There are a few people online who seem to demonstrate the kind of big thinking that feeds my mind. And yet, this is the reason why I would often struggle to form friendships with such people in real life. In a word: “character”. In more words “lack of Christ-like Character”. Many times, these people are not Christians. Many people, especially left-leaning people, reject Christianity as an oppressive structure. I know that sincere Bible teaching is very empowering to everyone, and actually, formed the basis for many social justice movements, even those which have since morphed to denounce Christianity. And yet I also know that the construct of “religion” has indeed been used countless times as a structure to oppress people especially women, the poor, and people of ethnic minorities, as in transatlantic slavery. Even where I to try to form friendships with these radical thinkers, I can’t deal with the constant faith-bashing. I keep saying “the Bible, the Bible the Bible…” It often surprises me that people struggle to distinguish between what the authentic faith says, and how it has been manipulated to serve the desires of the powerful. That is like saying all science is bad because someone exploited science to create the atomic bomb, and then throwing out all the beneficial applications of science because of that. The difference is that the atomic bomb is true science, whereas exploiting other people is NEVER true Biblical faith. Even if I could after all overlook that, if people are not Christians, then what do they base their character on? What gives them standards to live by? Experience has taught me that I need to avoid even nice people, even nice Christians, and insist rather on people who are aggressively striving after being like Jesus. All these non-Christian people might genuinely believe in behaving ethically. However, are they aggressively striving after any standards of behaviour for themselves? If so, which ones? Even among people who are changing the world, I have sometimes come across a kind of petty attitude, or competitiveness. Considering that there is so much at stake, and the world is literally burning around our ears, I simply don’t have time for that.
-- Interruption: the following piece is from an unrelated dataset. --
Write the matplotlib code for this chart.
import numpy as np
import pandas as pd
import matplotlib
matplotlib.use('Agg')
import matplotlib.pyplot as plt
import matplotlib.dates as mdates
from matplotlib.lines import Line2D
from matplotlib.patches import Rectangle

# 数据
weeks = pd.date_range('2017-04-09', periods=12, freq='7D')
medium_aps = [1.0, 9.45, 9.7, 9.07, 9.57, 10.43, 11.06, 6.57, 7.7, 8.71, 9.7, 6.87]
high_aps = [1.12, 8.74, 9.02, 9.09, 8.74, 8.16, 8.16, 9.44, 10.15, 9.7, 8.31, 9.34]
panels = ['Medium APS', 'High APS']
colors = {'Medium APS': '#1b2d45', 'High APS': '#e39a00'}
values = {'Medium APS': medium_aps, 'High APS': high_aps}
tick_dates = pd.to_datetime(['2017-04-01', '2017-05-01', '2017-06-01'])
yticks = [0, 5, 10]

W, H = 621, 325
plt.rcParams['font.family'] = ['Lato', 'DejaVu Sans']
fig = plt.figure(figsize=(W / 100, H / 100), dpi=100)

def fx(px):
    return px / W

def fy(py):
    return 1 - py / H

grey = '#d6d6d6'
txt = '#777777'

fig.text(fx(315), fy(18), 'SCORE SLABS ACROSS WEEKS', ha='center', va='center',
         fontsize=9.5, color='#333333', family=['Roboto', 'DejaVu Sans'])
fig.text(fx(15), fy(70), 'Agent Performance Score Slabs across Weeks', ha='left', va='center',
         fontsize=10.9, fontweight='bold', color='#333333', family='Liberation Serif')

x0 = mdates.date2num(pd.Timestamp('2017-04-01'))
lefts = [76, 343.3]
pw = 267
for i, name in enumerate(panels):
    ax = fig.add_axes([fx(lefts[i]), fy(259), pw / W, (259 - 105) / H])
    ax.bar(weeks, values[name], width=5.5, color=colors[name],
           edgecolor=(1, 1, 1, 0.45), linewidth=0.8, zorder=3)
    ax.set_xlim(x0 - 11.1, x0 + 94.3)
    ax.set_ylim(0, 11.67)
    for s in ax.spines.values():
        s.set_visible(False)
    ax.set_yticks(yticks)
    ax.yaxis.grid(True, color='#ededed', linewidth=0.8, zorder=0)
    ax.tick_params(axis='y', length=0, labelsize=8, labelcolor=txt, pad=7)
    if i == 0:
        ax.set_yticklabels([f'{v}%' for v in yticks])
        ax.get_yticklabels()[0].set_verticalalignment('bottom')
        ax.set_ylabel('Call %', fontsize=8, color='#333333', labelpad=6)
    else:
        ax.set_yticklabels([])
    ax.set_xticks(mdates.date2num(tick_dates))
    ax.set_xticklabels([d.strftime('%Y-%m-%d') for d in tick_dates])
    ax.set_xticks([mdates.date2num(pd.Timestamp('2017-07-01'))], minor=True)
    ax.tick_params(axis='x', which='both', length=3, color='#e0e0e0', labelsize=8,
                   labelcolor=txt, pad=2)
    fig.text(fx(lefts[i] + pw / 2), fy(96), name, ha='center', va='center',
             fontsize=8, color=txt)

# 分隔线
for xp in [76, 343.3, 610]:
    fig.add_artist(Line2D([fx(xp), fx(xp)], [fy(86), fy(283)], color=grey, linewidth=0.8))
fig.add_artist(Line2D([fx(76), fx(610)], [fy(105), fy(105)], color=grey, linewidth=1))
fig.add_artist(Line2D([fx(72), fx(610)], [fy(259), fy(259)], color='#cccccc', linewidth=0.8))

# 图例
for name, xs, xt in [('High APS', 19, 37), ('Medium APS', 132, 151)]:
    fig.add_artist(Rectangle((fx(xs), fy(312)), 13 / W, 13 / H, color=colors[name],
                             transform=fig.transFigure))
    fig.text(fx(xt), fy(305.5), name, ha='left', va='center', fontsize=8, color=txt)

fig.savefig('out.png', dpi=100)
So I cannot realistically be friends with them either.
So the kind of people who would be a good friendship fit for me do not appear to readily exist.
I believe I need friends who are:
– Thinking beyond materially prosperous and/or middle class lifestyles for themselves
– Constantly reading about stuff, ideas, thinking things through,
– Lovers of big deep conversations. This might often include using big, intellectual words, but not pretentiously. The point of all this is not to simply throw around big words and to look intelligent. Rather, it is to effect genuine change.
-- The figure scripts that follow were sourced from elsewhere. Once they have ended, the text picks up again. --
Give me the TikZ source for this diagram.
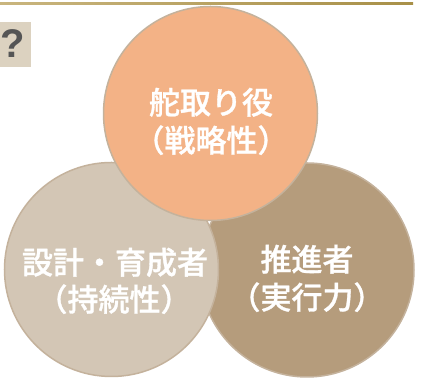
\documentclass[tikz,border=0pt]{standalone}
\usepackage{fontspec}
\setmainfont{Liberation Sans}
\newfontfamily\cjk[FakeBold=1]{Noto Sans CJK JP Medium}
\begin{document}
\begin{tikzpicture}[x=1pt,y=1pt,
  venn/.style={circle,draw=borderc,line width=1.5pt,minimum size=214pt,inner sep=0pt},
  lbl/.style={anchor=base,text=white,inner sep=0pt,font=\cjk\fontsize{31}{36}\selectfont}]
\definecolor{borderc}{HTML}{C4B29C}
\definecolor{topc}{HTML}{F3B286}
\definecolor{leftc}{HTML}{D3C6B5}
\definecolor{rightc}{HTML}{B59C7C}
\definecolor{boxc}{HTML}{DCD2C0}
\definecolor{qc}{HTML}{555555}
\definecolor{ruleA}{HTML}{C9B57E}
\definecolor{ruleB}{HTML}{8A6A14}
\definecolor{ruleC}{HTML}{A89048}
\useasboundingbox[fill=white] (0,0) rectangle (421,379);
% top rule
\shade[left color=ruleA, middle color=ruleB, right color=ruleC] (0,374.7) rectangle (413,376.6);
% question box
\node[fill=boxc,minimum width=31pt,minimum height=45pt,inner sep=0pt,anchor=north west] (qbox) at (0,357) {};
\node[text=qc,font=\bfseries\fontsize{40}{42}\selectfont,inner sep=0pt] (q) at (13,335) {?};
% circles
\node[venn,fill=rightc] (right) at (307,109) {};
\node[venn,fill=leftc] (left) at (111.5,109.5) {};
\node[venn,fill=topc] (top) at (210.5,265.5) {};
% labels
\node[lbl] (t1) at (211,265) {舵取り役};
\node[lbl] (t2) at (211,227) {（戦略性）};
\node[lbl] (l1) at (115,105) {設計・育成者};
\node[lbl] (l2) at (114,68) {（持続性）};
\node[lbl] (r1) at (307,108) {推進者};
\node[lbl] (r2) at (307,70) {（実行力）};
\end{tikzpicture}
\end{document}
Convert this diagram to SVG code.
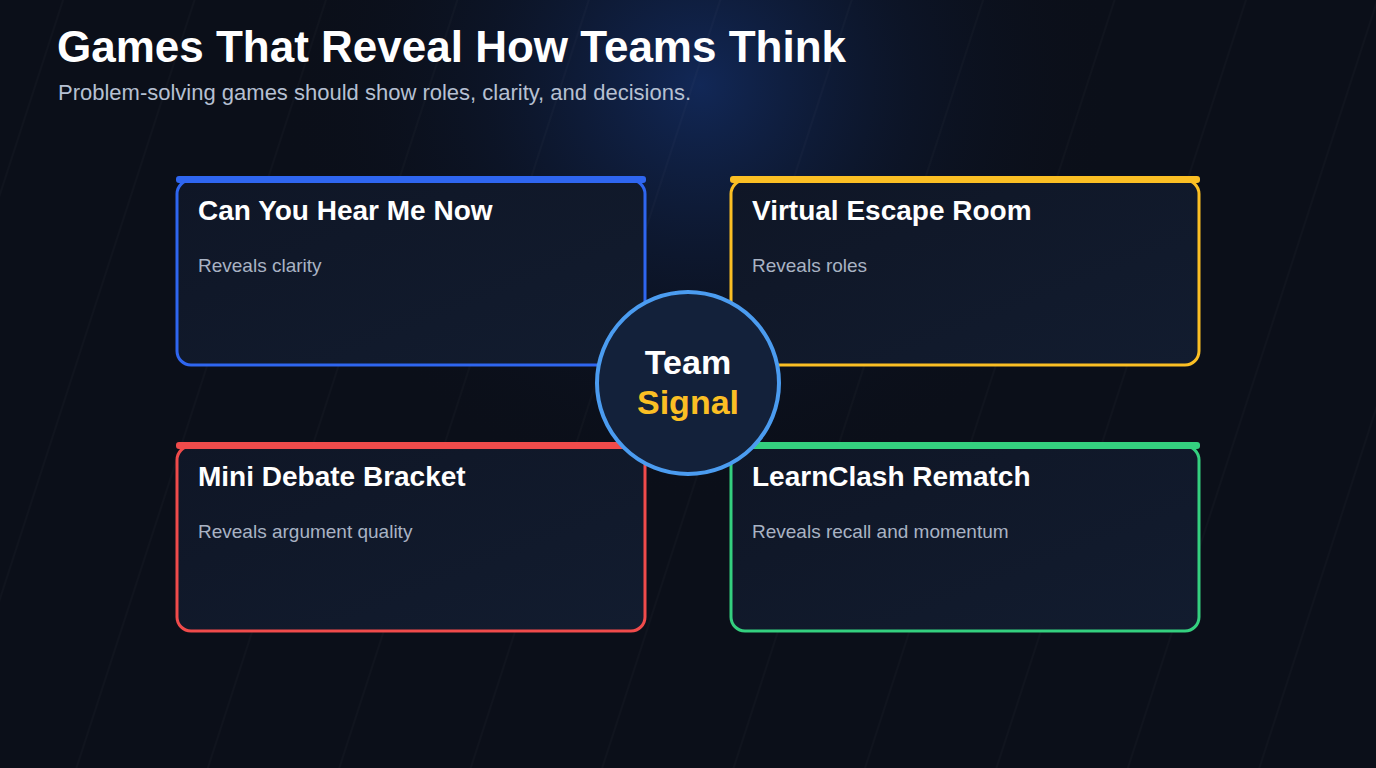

– People who are genuinely Christian and who strive relentlessly after Christlike character for themselves

For a spouse
For a spouse, I would need everything I need for a friend. However the interaction between us also has to truly work as a marriage. So we need to be genuinely attracted to one another. We need to genuinely respect one another and we need to also be genuinely compatible.

So erm, Mr potential Huggie-Wuggie, does all this resonate?!